Yeah, I think a lot of people feel that they have to choose between the two, and in a perfect world you shouldn't by any means have to.

It doesn't even have to be a perfect world. I always say, it wasn't my idea being transgender. I was created by God, and people will say, people will look at me and they'll wag their finger and they'll say, "God doesn't make mistakes," and I'll say, "You're absolutely right. God does not make mistakes. God made me."

This is a wild conversation we're having! Where do you want to go now?

You originally began your career as a novelist. What has that been like — to go from writing fiction to writing a memoir?

Actually, it's very funny. This should be the title of someone's graduate thesis. Ready? "When Jenny Boylan changed gender, she also changed genre."

[laughing] I'll tuck that away for my thesis.

There was a thing like, in a way it was like, when I was a guy, even that is a weird way of putting it, but back in that part of my life, I was kind of sustaining a fiction in a way, so it made sense to be writing novels. When I came out, it really was about finding the truth and finding what was authentic, and for me that meant changing genre and writing the truth, writing more fact-based stories.

I would say, now, having come all this way, I'm ready to return to fiction. I think the problem with my fiction was that I think I was very determined to be very entertaining. I was a real performer, a juggler, a magician, and I was very funny and I was a real performer as a narrator. I think somewhere in there, the reader could tell that I was running away from them, that I was running away from something, and that there was something unspoken, something restless, and therefore something untrue.

If you're going to write a novel, I don't care if it takes place in your hometown or on the planet Mars, it has to be true. The reader has to feel the truth of it. Even if it's an invented truth, it has to contain the truth, and I think that's what I was unable to do then. Now, all these years later, I bet I could return to writing fiction with a slightly different voice, with a voice that feels less compelled to divert people with performance and stunts, and a voice that is more comfortable in telling the truth.

Although, is that the difference between being a woman now for a dozen years, or is it more just being in my fifties where, as life goes on, you confront mortality more and more head-on? If you're still running away from the truth of a mortal life at this point in your life, you're probably in really serious trouble.

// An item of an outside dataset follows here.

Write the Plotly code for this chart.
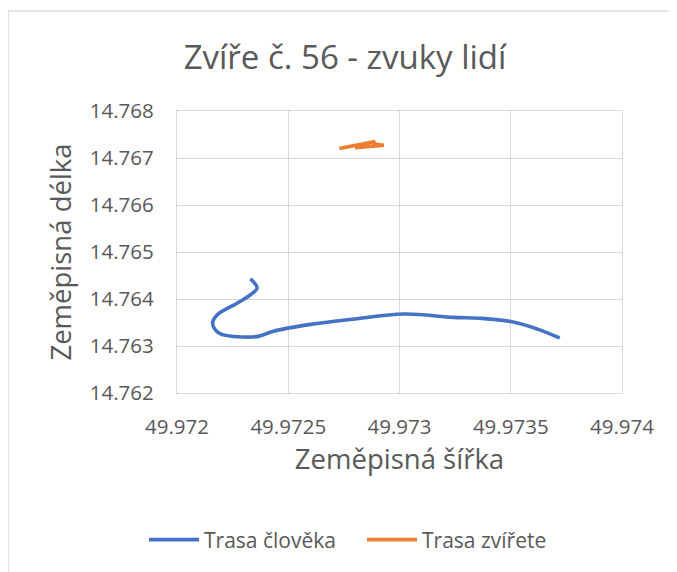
import plotly.graph_objects as go

# Human track (latitude on x, longitude on y)
human_lat = [49.97233, 49.97236, 49.97233, 49.97227, 49.97218, 49.97216, 49.97219,
             49.97230, 49.97237, 49.97243, 49.97260, 49.97279, 49.97302, 49.97324,
             49.97336, 49.97350, 49.97362, 49.97372]
human_lon = [14.76443, 14.76423, 14.76409, 14.76391, 14.76366, 14.76348, 14.76327,
             14.76319, 14.76321, 14.76331, 14.76346, 14.76357, 14.76368, 14.76361,
             14.76359, 14.76352, 14.76336, 14.76317]

# Animal track
animal_lat = [49.97273, 49.97289, 49.97288, 49.97293, 49.97280]
animal_lon = [14.76720, 14.76735, 14.76730, 14.76727, 14.76722]

x_ticks = [49.972, 49.9725, 49.973, 49.9735, 49.974]
x_tick_labels = ["49.972", "49.9725", "49.973", "49.9735", "49.974"]
y_ticks = [14.762, 14.763, 14.764, 14.765, 14.766, 14.767, 14.768]
y_tick_labels = ["14.762", "14.763", "14.764", "14.765", "14.766", "14.767", "14.768"]

FONT = "Open Sans"
TXT = "#595959"
GRID = "#d9d9d9"

fig = go.Figure()
fig.add_trace(go.Scatter(x=human_lat, y=human_lon, mode="lines", name="Trasa člověka",
                         line=dict(color="#4472C4", width=3.6, shape="spline", smoothing=1.0)))
fig.add_trace(go.Scatter(x=animal_lat, y=animal_lon, mode="lines", name="Trasa zvířete",
                         line=dict(color="#ED7D31", width=3.6)))

W, H = 677, 572
OFF = 8  # page body margin offset
L, T = 177 - OFF, 111 - OFF
pw, ph = 445, 282
R, B = W - L - pw, H - T - ph

fig.update_layout(
    width=W, height=H,
    margin=dict(l=L, r=R, t=T, b=B, autoexpand=False),
    paper_bgcolor="white", plot_bgcolor="white",
    font=dict(family=FONT, color=TXT),
    title=dict(text="Zvíře č. 56 - zvuky lidí", x=(345 - OFF) / W, xref="container", xanchor="center",
               y=1 - (57 - OFF) / H, yref="container", yanchor="middle",
               font=dict(size=33, color=TXT, family=FONT)),
    xaxis=dict(range=[49.972, 49.974], tickvals=x_ticks, ticktext=x_tick_labels,
               showgrid=True, gridcolor=GRID, gridwidth=1.3, zeroline=False,
               showline=True, linecolor=GRID, linewidth=1.3, mirror=True,
               ticks="", ticklabelstandoff=15, tickfont=dict(size=20.5, color=TXT),
               title=dict(text="Zeměpisná šířka", font=dict(size=27.5, color=TXT), standoff=8)),
    yaxis=dict(range=[14.762, 14.768], tickvals=y_ticks, ticktext=y_tick_labels,
               showgrid=True, gridcolor=GRID, gridwidth=1.3, zeroline=False,
               showline=True, linecolor=GRID, linewidth=1.3, mirror=True,
               ticks="", ticklabelstandoff=18, tickfont=dict(size=20.5, color=TXT),
               title=dict(text="Zeměpisná délka", font=dict(size=27.5, color=TXT), standoff=10)),
    legend=dict(orientation="h", x=(154 - OFF - 10 - L) / pw, xanchor="left",
                y=(T + ph - (540 - OFF)) / ph, yanchor="middle",
                font=dict(size=21, color=TXT), itemwidth=50,
                entrywidth=153, entrywidthmode="pixels"),
    showlegend=True,
)

# chart-area border (only top and left visible, as in the cropped original)
fig.add_shape(type="rect", xref="paper", yref="paper",
              x0=(8 - OFF - L) / pw, x1=(W + 20 - L) / pw,
              y0=(T + ph - (H + 20)) / ph, y1=(T + ph - (11 - OFF)) / ph,
              line=dict(color=GRID, width=1.5), fillcolor="rgba(0,0,0,0)", layer="below")

fig.write_html("out.html")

You're making me think of, you're going to think I'm an even bigger nerd, but it's a worm in my brain now, of an Emily Dickinson poem. Hold on, I'm going to get really upset if I can't remember . . . the "Tell all the truth but tell it slant" one. At the end, it's something like, the truth, you must tell it gradually or "every man be blind." It's something along the lines of you learn to tell the truth as you grow older, as you get more experienced.

I think whether a book is fiction or nonfiction probably has less and less to do with whether it contains truth, particularly the older the writer is. Early on, novelists think that they have to invent these crazy worlds with amazing characters, but people are drawn to Lord of the Rings not because of how strange it is but because of how familiar it is, because Gandalf and Aragorn and even Gollum are as real to us as people that we know.

The flipside of that is that there are plenty of memoirs out there that are full of hooey and baloney, and people can sense that right away. Just because your story supposedly has true facts in it doesn't mean that it contains an emotional truth.

As my wife likes to say, "Just because it never happened, doesn't mean Jenny can't remember it!"